* [GIVEN RECORDS]:

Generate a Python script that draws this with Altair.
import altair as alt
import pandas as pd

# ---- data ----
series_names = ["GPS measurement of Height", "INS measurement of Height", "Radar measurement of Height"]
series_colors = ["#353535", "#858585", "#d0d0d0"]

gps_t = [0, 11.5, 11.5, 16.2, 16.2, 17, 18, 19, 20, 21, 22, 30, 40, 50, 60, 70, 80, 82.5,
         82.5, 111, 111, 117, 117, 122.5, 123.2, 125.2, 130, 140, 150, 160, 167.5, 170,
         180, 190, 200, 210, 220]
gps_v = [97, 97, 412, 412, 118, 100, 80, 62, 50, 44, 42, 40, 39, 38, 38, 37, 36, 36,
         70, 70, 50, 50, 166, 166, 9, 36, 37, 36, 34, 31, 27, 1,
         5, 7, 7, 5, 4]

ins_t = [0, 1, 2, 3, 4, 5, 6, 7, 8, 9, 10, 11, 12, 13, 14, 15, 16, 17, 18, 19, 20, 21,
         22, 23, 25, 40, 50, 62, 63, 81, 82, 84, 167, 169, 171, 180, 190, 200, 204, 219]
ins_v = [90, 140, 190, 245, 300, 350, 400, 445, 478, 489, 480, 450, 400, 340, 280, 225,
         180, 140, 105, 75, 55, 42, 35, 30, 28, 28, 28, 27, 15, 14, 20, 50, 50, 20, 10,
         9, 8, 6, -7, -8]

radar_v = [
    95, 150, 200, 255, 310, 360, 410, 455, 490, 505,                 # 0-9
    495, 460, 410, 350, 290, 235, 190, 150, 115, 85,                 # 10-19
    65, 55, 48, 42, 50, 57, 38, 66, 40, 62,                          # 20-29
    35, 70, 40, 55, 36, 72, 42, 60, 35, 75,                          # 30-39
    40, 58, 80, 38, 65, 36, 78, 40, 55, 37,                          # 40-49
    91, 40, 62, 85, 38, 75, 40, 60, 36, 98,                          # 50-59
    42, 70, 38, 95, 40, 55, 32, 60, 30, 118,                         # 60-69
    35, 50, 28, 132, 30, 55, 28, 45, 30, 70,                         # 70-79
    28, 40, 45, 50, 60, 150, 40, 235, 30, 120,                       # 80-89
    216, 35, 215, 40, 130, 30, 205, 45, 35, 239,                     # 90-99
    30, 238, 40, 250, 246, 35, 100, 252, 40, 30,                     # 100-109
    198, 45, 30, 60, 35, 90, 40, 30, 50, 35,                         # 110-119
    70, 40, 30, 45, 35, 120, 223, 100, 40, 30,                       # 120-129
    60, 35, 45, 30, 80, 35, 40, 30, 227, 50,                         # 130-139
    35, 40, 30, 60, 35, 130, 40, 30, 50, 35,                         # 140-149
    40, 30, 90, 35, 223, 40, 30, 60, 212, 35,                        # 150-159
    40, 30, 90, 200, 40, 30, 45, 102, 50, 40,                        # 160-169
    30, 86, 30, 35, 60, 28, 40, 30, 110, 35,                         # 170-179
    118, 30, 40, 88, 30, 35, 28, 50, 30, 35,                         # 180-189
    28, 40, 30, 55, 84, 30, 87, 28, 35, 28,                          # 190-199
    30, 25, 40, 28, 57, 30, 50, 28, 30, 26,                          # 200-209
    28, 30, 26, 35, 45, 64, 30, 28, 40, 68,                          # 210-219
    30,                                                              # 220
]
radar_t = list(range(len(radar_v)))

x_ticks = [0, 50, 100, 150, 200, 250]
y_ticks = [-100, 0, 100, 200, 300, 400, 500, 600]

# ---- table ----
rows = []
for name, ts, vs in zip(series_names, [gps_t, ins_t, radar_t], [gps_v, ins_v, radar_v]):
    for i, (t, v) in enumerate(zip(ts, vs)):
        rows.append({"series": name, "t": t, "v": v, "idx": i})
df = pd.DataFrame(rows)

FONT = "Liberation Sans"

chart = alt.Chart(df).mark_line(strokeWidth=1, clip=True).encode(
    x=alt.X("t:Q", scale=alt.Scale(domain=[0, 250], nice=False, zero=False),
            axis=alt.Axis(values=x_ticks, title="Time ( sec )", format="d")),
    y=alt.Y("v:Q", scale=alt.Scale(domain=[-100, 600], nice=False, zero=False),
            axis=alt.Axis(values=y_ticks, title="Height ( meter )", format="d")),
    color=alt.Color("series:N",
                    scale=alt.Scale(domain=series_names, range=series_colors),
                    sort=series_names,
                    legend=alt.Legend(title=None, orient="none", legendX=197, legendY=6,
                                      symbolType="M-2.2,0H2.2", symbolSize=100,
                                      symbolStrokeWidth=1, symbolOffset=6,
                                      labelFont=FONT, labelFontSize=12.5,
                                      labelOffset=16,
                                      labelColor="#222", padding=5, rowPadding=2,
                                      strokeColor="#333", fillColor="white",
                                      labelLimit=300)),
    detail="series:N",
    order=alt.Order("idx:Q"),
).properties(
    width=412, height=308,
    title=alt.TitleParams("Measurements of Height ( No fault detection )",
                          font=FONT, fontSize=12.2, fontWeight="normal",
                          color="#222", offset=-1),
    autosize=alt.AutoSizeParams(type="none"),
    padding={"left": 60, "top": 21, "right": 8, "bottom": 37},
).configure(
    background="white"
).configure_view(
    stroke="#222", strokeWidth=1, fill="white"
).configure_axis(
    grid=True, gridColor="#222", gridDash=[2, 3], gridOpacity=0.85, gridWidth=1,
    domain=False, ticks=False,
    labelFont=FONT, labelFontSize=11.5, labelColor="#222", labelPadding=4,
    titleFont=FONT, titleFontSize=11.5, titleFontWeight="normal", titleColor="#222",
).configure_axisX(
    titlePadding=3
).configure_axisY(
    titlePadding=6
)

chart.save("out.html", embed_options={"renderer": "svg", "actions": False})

--

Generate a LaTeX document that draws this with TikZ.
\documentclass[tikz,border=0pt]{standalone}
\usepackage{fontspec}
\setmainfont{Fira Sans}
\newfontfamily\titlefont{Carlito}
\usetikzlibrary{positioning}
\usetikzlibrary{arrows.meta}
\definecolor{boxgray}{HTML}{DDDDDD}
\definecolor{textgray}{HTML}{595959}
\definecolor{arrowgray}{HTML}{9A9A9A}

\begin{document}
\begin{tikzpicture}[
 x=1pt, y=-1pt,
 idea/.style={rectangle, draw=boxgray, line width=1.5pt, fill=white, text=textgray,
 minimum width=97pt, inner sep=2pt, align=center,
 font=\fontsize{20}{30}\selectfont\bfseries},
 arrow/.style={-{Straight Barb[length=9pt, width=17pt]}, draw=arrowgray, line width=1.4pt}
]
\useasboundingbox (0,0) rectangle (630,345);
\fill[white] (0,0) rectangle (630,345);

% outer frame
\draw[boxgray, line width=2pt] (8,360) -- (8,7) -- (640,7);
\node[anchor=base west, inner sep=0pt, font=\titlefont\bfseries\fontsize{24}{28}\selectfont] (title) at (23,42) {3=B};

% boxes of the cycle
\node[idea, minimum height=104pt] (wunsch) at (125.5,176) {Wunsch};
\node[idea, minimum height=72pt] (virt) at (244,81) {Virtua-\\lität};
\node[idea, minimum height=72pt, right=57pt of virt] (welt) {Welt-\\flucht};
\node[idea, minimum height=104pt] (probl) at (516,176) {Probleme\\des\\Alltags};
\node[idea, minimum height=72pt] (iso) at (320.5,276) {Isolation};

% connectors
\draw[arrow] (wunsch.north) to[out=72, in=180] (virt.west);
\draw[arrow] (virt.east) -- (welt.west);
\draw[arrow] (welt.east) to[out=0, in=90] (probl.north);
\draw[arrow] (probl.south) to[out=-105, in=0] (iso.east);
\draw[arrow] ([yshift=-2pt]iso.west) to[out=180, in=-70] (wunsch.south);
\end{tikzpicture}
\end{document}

* [WHAT YOU HAVE TO DO]:
Begin at the line that has "Generate a Python"; stop after the line that has "import pandas as pd". Copy every line in that span exactly.

* [EXERCISE OUTPUT]:
Generate a Python script that draws this with Altair.
import altair as alt
import pandas as pd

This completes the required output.